#Sysmgr still needs work
1 messages · Page 1 of 1 (latest)
I don't think this is a matter of load, more of running into timeouts for certain API calls. Some CLI calls will also take longer to respond if nodes are down.
well, it hangs indefinitely, which would seem to be a poor timeout setting
just how are you going to analyse this in a case? My threshold for opening cases is pretty high
Trouble shoot: log in using a node mgmt. then try examining where the cluster_mgmt lif is. Start migrating it to other nodes. Does it fail on one node node or all nodes? Are service processors available?
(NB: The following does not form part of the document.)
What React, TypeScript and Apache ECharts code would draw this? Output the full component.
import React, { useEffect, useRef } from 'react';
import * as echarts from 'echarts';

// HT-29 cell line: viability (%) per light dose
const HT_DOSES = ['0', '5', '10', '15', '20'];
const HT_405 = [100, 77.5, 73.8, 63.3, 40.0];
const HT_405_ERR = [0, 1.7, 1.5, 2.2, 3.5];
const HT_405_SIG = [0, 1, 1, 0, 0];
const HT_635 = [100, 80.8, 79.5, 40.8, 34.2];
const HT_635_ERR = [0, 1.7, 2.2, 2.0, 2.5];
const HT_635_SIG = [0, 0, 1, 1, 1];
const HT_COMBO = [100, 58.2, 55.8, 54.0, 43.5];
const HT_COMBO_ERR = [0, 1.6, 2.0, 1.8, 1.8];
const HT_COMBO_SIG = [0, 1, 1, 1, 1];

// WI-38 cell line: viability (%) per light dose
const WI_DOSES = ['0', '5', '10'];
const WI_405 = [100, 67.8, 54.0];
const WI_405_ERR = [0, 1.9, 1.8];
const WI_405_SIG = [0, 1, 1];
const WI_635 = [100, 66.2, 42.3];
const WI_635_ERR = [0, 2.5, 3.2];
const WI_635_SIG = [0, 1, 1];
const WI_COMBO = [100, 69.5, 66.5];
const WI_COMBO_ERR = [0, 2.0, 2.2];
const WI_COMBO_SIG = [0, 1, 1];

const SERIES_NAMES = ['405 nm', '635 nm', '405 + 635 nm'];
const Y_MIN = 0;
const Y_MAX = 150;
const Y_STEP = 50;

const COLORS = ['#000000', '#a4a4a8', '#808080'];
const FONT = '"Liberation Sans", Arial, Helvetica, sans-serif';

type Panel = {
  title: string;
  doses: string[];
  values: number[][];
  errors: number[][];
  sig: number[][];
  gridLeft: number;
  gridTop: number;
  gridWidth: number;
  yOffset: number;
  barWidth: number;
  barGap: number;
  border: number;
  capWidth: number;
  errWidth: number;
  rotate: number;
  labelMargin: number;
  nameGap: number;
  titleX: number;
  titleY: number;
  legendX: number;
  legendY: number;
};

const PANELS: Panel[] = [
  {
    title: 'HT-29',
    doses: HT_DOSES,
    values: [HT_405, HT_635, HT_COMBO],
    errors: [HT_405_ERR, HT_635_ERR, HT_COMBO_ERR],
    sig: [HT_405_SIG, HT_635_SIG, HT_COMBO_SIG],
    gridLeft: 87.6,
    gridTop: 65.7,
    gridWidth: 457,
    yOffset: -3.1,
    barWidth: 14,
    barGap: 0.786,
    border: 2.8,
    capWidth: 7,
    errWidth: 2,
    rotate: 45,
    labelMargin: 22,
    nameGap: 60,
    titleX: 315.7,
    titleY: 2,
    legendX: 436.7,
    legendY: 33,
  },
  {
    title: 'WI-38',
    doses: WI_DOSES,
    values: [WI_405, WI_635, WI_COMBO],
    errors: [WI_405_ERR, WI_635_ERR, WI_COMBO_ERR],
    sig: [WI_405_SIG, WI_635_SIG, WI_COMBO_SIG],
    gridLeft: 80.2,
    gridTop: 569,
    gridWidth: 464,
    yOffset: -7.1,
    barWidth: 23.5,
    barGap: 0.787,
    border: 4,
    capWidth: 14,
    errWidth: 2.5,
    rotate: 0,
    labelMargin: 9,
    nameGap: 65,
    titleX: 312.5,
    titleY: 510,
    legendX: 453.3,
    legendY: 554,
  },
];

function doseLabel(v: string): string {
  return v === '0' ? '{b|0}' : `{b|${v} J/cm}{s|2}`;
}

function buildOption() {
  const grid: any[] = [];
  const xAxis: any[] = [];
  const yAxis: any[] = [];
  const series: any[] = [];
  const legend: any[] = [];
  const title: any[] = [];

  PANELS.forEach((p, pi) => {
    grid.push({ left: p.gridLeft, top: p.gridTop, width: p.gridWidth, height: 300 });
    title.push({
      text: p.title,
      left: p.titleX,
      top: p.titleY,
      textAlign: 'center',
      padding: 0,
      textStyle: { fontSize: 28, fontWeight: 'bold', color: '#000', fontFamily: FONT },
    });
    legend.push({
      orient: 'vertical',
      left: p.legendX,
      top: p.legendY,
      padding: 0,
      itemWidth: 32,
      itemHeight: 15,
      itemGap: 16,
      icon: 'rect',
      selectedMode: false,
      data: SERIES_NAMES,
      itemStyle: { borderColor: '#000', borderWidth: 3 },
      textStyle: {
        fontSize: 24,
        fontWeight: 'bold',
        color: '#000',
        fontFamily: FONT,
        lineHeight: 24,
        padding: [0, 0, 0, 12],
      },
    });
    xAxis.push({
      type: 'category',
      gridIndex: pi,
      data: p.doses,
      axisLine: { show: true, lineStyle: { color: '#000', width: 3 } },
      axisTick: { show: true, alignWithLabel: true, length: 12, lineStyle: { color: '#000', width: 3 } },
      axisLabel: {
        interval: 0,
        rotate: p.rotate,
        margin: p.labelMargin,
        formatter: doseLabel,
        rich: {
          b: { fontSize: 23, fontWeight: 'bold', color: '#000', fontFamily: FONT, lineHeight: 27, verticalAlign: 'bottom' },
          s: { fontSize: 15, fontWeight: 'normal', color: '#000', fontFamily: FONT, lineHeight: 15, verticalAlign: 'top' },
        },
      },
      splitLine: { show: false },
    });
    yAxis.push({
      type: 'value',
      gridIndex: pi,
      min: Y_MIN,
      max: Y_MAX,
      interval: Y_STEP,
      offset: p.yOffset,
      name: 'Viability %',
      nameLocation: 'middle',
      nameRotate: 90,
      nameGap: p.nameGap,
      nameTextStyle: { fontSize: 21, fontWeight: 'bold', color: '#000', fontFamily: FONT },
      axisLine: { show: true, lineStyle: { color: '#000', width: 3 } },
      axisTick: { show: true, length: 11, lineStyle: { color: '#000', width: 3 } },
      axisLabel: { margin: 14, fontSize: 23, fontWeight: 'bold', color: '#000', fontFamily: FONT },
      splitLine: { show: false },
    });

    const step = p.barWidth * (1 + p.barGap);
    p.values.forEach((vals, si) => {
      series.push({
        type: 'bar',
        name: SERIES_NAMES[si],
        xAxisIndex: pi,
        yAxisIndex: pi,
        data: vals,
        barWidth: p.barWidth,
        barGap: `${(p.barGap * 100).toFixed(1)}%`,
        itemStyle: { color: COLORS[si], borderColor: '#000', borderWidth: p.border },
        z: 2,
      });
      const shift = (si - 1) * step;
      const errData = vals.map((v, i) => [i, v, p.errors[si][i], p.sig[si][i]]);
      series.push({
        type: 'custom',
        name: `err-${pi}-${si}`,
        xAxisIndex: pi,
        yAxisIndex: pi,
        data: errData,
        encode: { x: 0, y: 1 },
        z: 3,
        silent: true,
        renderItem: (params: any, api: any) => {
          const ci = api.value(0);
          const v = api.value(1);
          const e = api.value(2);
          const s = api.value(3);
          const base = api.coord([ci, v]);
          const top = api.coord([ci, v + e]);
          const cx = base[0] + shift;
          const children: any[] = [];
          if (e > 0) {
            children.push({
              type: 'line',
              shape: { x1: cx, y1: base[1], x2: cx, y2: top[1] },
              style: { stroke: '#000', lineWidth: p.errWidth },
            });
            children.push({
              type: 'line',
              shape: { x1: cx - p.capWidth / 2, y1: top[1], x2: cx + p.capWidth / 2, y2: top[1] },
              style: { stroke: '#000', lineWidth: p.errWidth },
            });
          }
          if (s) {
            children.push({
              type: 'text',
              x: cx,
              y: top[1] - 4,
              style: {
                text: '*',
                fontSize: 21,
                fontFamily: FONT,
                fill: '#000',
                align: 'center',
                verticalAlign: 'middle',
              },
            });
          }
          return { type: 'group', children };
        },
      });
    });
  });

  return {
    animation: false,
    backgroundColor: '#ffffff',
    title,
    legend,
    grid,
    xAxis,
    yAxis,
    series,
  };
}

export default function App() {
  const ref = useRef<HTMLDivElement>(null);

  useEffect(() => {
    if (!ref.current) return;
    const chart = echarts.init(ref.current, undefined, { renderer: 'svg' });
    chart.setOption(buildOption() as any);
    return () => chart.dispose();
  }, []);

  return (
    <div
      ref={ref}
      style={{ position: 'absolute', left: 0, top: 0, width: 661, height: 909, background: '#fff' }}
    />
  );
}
Look at the switch config.
A cooler things I’ve seen include some being over secure and disabling gratuitous ARP (GARP) which is necessary for the lif failover to work. That can be tough to find but usually it would be disabled on the core switch where the vlan (mgmt vkan) is defined. Second is some people enable MAC security and limit MAC addresses per port. Most mistakenly make this to small. This also prevents failover
lif ports failover correctly...
i normally use ssh... so i tend to notice... and the mgmt lif was on the partner node of the node i had to take down (failover, ofc)
the priority of the sysmgr processes could be a bit higher as well... when wants to have a look at possible problems during a failover (capacity can be a problem at times) sysmgr is pretty useless when it hangs...
you have to start using cli commands to find out what is pushing you into a corner
You can always add “other” management ports that are not on e0M and put them on tagged VLANs ( should be different than the access port of e0M otherwise network port reachability will continually bark at you)
already done
a long time ago... vlan on a 10GE port... not the source of the problem
We would need to look at logs.